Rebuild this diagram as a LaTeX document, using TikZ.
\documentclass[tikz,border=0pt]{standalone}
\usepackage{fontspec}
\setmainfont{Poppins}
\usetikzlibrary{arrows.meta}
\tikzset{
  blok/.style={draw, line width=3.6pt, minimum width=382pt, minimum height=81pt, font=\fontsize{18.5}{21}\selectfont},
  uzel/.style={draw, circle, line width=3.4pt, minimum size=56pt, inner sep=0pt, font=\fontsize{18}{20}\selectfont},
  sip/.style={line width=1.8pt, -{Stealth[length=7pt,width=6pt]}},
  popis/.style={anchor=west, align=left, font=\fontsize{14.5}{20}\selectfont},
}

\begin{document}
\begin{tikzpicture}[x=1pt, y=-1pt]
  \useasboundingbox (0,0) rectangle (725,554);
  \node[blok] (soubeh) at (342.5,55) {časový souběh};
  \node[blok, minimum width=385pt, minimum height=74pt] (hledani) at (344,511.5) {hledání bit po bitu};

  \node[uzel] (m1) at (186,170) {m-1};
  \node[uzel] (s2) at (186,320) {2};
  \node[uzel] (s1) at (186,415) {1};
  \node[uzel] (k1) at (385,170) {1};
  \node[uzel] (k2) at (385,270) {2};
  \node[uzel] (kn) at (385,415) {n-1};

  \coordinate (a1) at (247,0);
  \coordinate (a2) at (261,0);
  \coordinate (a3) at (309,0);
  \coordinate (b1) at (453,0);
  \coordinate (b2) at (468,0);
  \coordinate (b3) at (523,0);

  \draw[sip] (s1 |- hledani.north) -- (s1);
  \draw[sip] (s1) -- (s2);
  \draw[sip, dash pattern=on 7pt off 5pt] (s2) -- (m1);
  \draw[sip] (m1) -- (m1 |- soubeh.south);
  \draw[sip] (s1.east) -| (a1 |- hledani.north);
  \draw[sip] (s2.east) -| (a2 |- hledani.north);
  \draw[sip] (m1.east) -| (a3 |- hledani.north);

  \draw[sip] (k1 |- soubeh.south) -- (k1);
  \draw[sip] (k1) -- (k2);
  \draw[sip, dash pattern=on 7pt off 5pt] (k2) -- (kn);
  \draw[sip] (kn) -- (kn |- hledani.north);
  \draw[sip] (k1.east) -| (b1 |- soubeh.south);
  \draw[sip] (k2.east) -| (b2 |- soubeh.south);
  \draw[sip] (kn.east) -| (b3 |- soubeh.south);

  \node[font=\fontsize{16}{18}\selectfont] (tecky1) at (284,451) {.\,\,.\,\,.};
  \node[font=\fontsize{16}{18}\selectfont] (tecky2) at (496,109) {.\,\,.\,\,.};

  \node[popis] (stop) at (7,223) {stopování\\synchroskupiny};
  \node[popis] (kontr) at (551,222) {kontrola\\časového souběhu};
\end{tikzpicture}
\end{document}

-*-*-

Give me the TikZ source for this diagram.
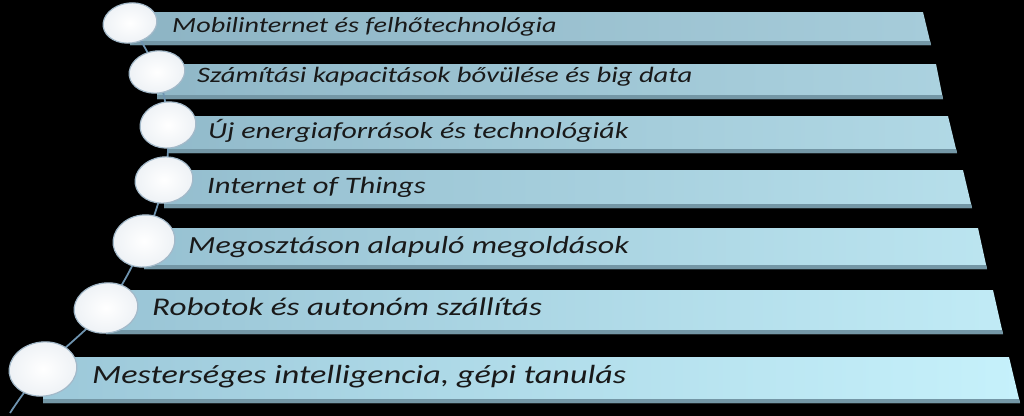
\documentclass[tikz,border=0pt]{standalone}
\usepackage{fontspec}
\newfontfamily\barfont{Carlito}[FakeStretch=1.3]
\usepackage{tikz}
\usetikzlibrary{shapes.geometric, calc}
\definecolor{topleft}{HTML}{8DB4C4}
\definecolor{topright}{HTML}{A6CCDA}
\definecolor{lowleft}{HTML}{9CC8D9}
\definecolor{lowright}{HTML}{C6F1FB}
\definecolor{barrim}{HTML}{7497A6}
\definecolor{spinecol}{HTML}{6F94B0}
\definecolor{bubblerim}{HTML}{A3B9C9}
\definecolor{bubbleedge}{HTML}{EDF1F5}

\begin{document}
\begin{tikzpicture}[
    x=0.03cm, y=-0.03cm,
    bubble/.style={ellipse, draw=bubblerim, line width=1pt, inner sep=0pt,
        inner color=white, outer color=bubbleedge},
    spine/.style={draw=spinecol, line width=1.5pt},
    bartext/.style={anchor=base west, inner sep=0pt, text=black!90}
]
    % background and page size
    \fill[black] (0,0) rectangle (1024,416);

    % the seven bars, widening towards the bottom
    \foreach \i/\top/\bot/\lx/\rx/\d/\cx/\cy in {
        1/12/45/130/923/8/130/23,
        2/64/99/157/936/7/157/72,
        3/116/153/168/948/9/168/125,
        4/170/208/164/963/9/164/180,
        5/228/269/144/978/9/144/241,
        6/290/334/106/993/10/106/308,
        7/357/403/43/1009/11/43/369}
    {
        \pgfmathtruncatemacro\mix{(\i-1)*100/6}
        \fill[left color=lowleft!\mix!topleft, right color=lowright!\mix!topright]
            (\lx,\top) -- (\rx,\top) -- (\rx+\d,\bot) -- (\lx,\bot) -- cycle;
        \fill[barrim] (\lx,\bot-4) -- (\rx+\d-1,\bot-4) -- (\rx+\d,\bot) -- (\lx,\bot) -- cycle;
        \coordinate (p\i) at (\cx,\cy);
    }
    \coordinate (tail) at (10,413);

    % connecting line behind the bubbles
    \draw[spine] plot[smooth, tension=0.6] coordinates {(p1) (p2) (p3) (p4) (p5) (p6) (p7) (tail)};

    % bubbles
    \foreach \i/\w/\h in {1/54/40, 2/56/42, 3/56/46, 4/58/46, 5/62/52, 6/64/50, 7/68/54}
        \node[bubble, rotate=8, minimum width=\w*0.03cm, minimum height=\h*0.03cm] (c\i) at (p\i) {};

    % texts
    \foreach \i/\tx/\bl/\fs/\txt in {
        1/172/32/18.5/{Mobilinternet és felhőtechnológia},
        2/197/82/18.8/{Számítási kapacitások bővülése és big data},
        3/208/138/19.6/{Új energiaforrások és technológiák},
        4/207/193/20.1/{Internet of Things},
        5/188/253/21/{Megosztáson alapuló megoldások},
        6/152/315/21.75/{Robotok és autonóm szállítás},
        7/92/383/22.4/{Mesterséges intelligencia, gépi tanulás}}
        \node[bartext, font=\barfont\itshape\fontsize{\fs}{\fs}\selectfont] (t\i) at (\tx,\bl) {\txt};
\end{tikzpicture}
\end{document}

-*-*-

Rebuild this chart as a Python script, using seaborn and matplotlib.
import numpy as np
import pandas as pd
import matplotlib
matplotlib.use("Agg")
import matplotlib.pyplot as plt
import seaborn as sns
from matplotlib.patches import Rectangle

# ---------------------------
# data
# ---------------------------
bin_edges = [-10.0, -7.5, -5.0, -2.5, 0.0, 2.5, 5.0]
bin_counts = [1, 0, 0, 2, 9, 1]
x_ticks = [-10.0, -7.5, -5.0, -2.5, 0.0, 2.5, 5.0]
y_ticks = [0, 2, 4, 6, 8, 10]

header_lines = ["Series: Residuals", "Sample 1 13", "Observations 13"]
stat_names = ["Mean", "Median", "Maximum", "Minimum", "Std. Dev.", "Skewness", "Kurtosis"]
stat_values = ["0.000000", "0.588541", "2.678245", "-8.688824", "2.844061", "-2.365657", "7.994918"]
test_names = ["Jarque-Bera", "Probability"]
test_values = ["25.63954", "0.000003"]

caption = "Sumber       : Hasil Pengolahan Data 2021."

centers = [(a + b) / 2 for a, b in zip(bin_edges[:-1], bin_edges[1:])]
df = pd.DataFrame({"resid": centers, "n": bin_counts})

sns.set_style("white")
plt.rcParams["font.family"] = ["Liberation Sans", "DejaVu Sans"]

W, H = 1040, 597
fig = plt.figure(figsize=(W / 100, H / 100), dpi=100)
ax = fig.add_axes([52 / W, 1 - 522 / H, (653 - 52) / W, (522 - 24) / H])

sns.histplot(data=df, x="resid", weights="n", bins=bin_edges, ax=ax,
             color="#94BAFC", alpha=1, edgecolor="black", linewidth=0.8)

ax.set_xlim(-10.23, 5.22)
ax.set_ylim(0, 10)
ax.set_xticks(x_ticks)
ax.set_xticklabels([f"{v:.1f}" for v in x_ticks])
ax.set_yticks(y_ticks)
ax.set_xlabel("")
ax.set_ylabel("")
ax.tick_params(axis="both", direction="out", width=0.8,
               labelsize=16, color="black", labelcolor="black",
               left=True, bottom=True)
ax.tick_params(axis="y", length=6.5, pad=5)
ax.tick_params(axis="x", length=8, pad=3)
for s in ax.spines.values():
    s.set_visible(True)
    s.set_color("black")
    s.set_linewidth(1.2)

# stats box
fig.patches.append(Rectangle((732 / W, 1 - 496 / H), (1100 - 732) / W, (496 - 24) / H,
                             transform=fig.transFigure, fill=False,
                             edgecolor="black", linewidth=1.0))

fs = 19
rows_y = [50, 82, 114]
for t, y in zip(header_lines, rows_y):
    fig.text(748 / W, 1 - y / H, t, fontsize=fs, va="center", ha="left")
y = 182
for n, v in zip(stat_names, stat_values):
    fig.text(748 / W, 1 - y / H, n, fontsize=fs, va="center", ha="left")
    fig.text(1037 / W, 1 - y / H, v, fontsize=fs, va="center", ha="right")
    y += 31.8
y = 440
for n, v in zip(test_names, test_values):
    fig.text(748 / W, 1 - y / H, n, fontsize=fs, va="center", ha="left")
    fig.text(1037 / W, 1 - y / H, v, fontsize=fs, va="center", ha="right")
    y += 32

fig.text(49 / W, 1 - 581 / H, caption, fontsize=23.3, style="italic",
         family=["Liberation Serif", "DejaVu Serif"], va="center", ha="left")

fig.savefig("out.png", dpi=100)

-*-*-

▶ [JOB]: Copy out each line in the listing that has the word "Rebuild".

▶ [SOLUTION BELOW]:
Rebuild this diagram as a LaTeX document, using TikZ.
Rebuild this chart as a Python script, using seaborn and matplotlib.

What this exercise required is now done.